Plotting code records
— START —
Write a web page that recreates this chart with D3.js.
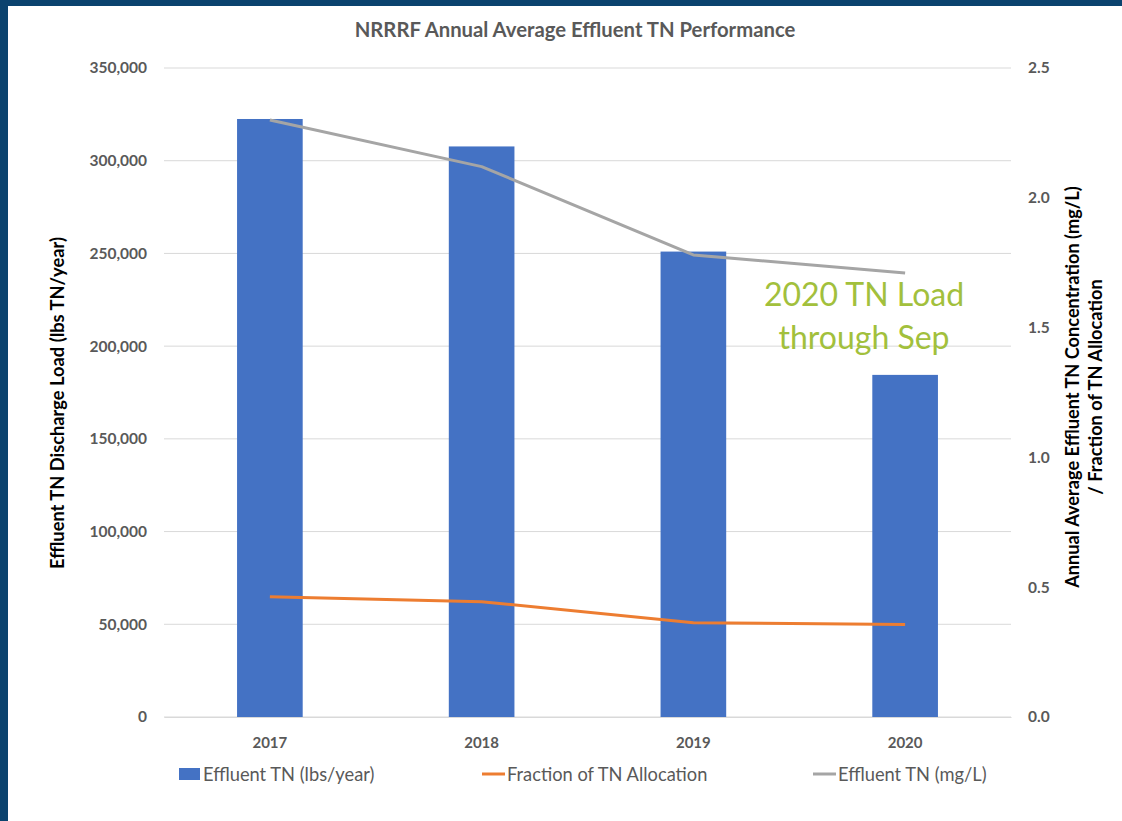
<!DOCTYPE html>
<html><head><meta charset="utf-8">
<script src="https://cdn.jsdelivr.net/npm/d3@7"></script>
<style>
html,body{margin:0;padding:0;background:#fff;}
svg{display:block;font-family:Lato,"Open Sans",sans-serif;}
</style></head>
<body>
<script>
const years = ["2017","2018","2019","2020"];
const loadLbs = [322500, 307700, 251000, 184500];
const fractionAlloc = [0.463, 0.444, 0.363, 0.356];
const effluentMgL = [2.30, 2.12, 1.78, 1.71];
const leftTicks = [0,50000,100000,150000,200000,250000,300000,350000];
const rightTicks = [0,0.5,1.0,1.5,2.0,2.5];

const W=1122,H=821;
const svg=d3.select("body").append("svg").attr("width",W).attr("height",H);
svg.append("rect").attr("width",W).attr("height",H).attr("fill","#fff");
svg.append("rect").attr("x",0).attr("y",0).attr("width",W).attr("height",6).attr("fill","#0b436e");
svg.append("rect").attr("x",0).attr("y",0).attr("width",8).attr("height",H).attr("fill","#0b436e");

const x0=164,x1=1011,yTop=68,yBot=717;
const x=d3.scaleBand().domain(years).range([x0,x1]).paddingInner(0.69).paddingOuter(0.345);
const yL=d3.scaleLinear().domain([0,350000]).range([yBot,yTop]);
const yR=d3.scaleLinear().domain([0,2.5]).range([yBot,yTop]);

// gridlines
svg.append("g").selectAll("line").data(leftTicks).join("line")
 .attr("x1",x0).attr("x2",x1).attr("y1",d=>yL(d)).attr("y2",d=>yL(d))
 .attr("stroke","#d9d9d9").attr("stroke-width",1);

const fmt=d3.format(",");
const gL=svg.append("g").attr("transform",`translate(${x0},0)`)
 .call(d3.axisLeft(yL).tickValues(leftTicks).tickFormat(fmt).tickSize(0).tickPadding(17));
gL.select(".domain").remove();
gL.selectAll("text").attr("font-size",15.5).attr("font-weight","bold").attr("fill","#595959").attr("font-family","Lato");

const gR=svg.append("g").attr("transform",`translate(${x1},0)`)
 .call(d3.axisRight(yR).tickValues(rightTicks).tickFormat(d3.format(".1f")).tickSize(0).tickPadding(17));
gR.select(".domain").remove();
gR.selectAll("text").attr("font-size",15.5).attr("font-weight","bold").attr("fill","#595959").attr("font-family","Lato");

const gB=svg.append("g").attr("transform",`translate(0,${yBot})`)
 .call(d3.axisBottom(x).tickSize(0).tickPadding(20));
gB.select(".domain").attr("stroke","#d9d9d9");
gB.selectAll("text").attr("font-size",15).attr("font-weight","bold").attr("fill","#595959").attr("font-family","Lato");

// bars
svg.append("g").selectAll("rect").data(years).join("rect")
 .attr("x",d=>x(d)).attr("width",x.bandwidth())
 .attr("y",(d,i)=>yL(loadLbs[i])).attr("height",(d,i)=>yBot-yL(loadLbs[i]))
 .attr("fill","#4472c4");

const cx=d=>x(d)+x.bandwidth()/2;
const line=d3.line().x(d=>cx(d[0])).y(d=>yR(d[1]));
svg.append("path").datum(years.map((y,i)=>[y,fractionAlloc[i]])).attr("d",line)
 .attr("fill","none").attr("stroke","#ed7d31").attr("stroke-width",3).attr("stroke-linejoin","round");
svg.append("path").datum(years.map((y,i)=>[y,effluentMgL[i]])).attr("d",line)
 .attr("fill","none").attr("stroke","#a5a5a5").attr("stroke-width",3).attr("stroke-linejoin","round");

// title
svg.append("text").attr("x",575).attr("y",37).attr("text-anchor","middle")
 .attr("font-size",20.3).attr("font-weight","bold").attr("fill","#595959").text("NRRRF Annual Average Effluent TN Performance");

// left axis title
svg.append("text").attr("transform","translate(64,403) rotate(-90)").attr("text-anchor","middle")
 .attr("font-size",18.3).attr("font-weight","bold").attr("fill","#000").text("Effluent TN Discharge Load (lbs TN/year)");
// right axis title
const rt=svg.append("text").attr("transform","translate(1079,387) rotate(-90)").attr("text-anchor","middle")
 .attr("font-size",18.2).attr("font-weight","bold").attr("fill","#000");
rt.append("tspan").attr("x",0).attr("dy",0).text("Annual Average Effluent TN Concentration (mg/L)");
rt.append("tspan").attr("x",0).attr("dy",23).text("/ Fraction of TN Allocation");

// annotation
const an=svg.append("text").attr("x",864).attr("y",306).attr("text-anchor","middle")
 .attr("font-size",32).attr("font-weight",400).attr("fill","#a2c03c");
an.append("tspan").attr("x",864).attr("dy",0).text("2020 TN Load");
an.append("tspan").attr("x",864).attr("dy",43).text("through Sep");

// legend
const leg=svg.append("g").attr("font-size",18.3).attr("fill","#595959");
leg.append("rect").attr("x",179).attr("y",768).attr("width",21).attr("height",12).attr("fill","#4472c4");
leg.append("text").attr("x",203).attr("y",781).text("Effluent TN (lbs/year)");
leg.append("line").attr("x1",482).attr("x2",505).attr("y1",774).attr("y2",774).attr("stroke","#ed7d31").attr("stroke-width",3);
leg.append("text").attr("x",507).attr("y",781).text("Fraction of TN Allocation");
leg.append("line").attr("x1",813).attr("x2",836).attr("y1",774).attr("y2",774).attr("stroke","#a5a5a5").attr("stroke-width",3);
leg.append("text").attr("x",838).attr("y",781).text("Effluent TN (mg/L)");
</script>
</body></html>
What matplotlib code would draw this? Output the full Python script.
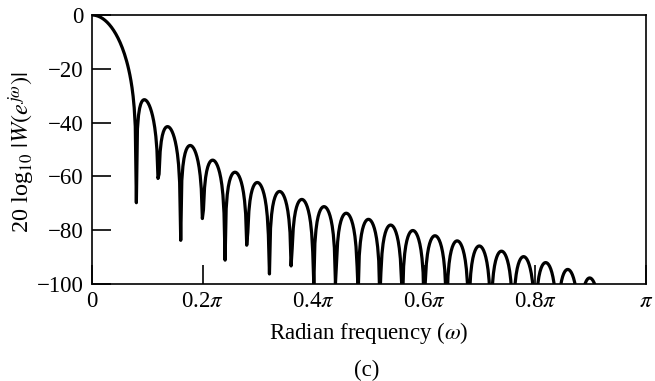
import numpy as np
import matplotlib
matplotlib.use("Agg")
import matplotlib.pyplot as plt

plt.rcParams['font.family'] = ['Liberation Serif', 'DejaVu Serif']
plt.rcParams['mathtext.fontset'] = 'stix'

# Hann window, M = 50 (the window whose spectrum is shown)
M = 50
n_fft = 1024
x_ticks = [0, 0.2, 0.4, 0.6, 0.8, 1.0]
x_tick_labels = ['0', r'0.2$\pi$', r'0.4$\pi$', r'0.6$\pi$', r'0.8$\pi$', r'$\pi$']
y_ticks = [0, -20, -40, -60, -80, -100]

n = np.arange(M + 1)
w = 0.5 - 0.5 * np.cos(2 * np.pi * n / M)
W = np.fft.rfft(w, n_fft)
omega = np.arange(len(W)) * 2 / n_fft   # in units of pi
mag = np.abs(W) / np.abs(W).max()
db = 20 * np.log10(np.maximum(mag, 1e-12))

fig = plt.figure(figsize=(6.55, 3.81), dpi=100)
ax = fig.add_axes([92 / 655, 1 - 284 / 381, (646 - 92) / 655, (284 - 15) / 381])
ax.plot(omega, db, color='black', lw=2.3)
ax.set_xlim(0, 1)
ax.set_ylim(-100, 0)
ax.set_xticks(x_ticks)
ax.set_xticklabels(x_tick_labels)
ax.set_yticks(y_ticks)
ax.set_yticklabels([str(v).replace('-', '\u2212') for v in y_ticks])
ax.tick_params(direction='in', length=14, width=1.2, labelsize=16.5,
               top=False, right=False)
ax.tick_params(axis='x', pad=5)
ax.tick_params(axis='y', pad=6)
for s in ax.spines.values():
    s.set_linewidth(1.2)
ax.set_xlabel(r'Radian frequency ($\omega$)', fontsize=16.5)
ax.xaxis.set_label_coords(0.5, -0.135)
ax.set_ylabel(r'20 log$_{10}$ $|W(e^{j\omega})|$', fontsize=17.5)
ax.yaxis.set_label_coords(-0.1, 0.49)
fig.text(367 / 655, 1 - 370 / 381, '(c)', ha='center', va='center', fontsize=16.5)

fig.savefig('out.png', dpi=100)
— END —
» Given request:
Transcribe the records verbatim and omit the images.

» The response:
Write a web page that recreates this chart with D3.js.
<!DOCTYPE html>
<html><head><meta charset="utf-8">
<script src="https://cdn.jsdelivr.net/npm/d3@7"></script>
<style>
html,body{margin:0;padding:0;background:#fff;}
svg{display:block;font-family:Lato,"Open Sans",sans-serif;}
</style></head>
<body>
<script>
const years = ["2017","2018","2019","2020"];
const loadLbs = [322500, 307700, 251000, 184500];
const fractionAlloc = [0.463, 0.444, 0.363, 0.356];
const effluentMgL = [2.30, 2.12, 1.78, 1.71];
const leftTicks = [0,50000,100000,150000,200000,250000,300000,350000];
const rightTicks = [0,0.5,1.0,1.5,2.0,2.5];

const W=1122,H=821;
const svg=d3.select("body").append("svg").attr("width",W).attr("height",H);
svg.append("rect").attr("width",W).attr("height",H).attr("fill","#fff");
svg.append("rect").attr("x",0).attr("y",0).attr("width",W).attr("height",6).attr("fill","#0b436e");
svg.append("rect").attr("x",0).attr("y",0).attr("width",8).attr("height",H).attr("fill","#0b436e");

const x0=164,x1=1011,yTop=68,yBot=717;
const x=d3.scaleBand().domain(years).range([x0,x1]).paddingInner(0.69).paddingOuter(0.345);
const yL=d3.scaleLinear().domain([0,350000]).range([yBot,yTop]);
const yR=d3.scaleLinear().domain([0,2.5]).range([yBot,yTop]);

// gridlines
svg.append("g").selectAll("line").data(leftTicks).join("line")
 .attr("x1",x0).attr("x2",x1).attr("y1",d=>yL(d)).attr("y2",d=>yL(d))
 .attr("stroke","#d9d9d9").attr("stroke-width",1);

const fmt=d3.format(",");
const gL=svg.append("g").attr("transform",`translate(${x0},0)`)
 .call(d3.axisLeft(yL).tickValues(leftTicks).tickFormat(fmt).tickSize(0).tickPadding(17));
gL.select(".domain").remove();
gL.selectAll("text").attr("font-size",15.5).attr("font-weight","bold").attr("fill","#595959").attr("font-family","Lato");

const gR=svg.append("g").attr("transform",`translate(${x1},0)`)
 .call(d3.axisRight(yR).tickValues(rightTicks).tickFormat(d3.format(".1f")).tickSize(0).tickPadding(17));
gR.select(".domain").remove();
gR.selectAll("text").attr("font-size",15.5).attr("font-weight","bold").attr("fill","#595959").attr("font-family","Lato");

const gB=svg.append("g").attr("transform",`translate(0,${yBot})`)
 .call(d3.axisBottom(x).tickSize(0).tickPadding(20));
gB.select(".domain").attr("stroke","#d9d9d9");
gB.selectAll("text").attr("font-size",15).attr("font-weight","bold").attr("fill","#595959").attr("font-family","Lato");

// bars
svg.append("g").selectAll("rect").data(years).join("rect")
 .attr("x",d=>x(d)).attr("width",x.bandwidth())
 .attr("y",(d,i)=>yL(loadLbs[i])).attr("height",(d,i)=>yBot-yL(loadLbs[i]))
 .attr("fill","#4472c4");

const cx=d=>x(d)+x.bandwidth()/2;
const line=d3.line().x(d=>cx(d[0])).y(d=>yR(d[1]));
svg.append("path").datum(years.map((y,i)=>[y,fractionAlloc[i]])).attr("d",line)
 .attr("fill","none").attr("stroke","#ed7d31").attr("stroke-width",3).attr("stroke-linejoin","round");
svg.append("path").datum(years.map((y,i)=>[y,effluentMgL[i]])).attr("d",line)
 .attr("fill","none").attr("stroke","#a5a5a5").attr("stroke-width",3).attr("stroke-linejoin","round");

// title
svg.append("text").attr("x",575).attr("y",37).attr("text-anchor","middle")
 .attr("font-size",20.3).attr("font-weight","bold").attr("fill","#595959").text("NRRRF Annual Average Effluent TN Performance");

// left axis title
svg.append("text").attr("transform","translate(64,403) rotate(-90)").attr("text-anchor","middle")
 .attr("font-size",18.3).attr("font-weight","bold").attr("fill","#000").text("Effluent TN Discharge Load (lbs TN/year)");
// right axis title
const rt=svg.append("text").attr("transform","translate(1079,387) rotate(-90)").attr("text-anchor","middle")
 .attr("font-size",18.2).attr("font-weight","bold").attr("fill","#000");
rt.append("tspan").attr("x",0).attr("dy",0).text("Annual Average Effluent TN Concentration (mg/L)");
rt.append("tspan").attr("x",0).attr("dy",23).text("/ Fraction of TN Allocation");

// annotation
const an=svg.append("text").attr("x",864).attr("y",306).attr("text-anchor","middle")
 .attr("font-size",32).attr("font-weight",400).attr("fill","#a2c03c");
an.append("tspan").attr("x",864).attr("dy",0).text("2020 TN Load");
an.append("tspan").attr("x",864).attr("dy",43).text("through Sep");

// legend
const leg=svg.append("g").attr("font-size",18.3).attr("fill","#595959");
leg.append("rect").attr("x",179).attr("y",768).attr("width",21).attr("height",12).attr("fill","#4472c4");
leg.append("text").attr("x",203).attr("y",781).text("Effluent TN (lbs/year)");
leg.append("line").attr("x1",482).attr("x2",505).attr("y1",774).attr("y2",774).attr("stroke","#ed7d31").attr("stroke-width",3);
leg.append("text").attr("x",507).attr("y",781).text("Fraction of TN Allocation");
leg.append("line").attr("x1",813).attr("x2",836).attr("y1",774).attr("y2",774).attr("stroke","#a5a5a5").attr("stroke-width",3);
leg.append("text").attr("x",838).attr("y",781).text("Effluent TN (mg/L)");
</script>
</body></html>
What matplotlib code would draw this? Output the full Python script.
import numpy as np
import matplotlib
matplotlib.use("Agg")
import matplotlib.pyplot as plt

plt.rcParams['font.family'] = ['Liberation Serif', 'DejaVu Serif']
plt.rcParams['mathtext.fontset'] = 'stix'

# Hann window, M = 50 (the window whose spectrum is shown)
M = 50
n_fft = 1024
x_ticks = [0, 0.2, 0.4, 0.6, 0.8, 1.0]
x_tick_labels = ['0', r'0.2$\pi$', r'0.4$\pi$', r'0.6$\pi$', r'0.8$\pi$', r'$\pi$']
y_ticks = [0, -20, -40, -60, -80, -100]

n = np.arange(M + 1)
w = 0.5 - 0.5 * np.cos(2 * np.pi * n / M)
W = np.fft.rfft(w, n_fft)
omega = np.arange(len(W)) * 2 / n_fft   # in units of pi
mag = np.abs(W) / np.abs(W).max()
db = 20 * np.log10(np.maximum(mag, 1e-12))

fig = plt.figure(figsize=(6.55, 3.81), dpi=100)
ax = fig.add_axes([92 / 655, 1 - 284 / 381, (646 - 92) / 655, (284 - 15) / 381])
ax.plot(omega, db, color='black', lw=2.3)
ax.set_xlim(0, 1)
ax.set_ylim(-100, 0)
ax.set_xticks(x_ticks)
ax.set_xticklabels(x_tick_labels)
ax.set_yticks(y_ticks)
ax.set_yticklabels([str(v).replace('-', '\u2212') for v in y_ticks])
ax.tick_params(direction='in', length=14, width=1.2, labelsize=16.5,
               top=False, right=False)
ax.tick_params(axis='x', pad=5)
ax.tick_params(axis='y', pad=6)
for s in ax.spines.values():
    s.set_linewidth(1.2)
ax.set_xlabel(r'Radian frequency ($\omega$)', fontsize=16.5)
ax.xaxis.set_label_coords(0.5, -0.135)
ax.set_ylabel(r'20 log$_{10}$ $|W(e^{j\omega})|$', fontsize=17.5)
ax.yaxis.set_label_coords(-0.1, 0.49)
fig.text(367 / 655, 1 - 370 / 381, '(c)', ha='center', va='center', fontsize=16.5)

fig.savefig('out.png', dpi=100)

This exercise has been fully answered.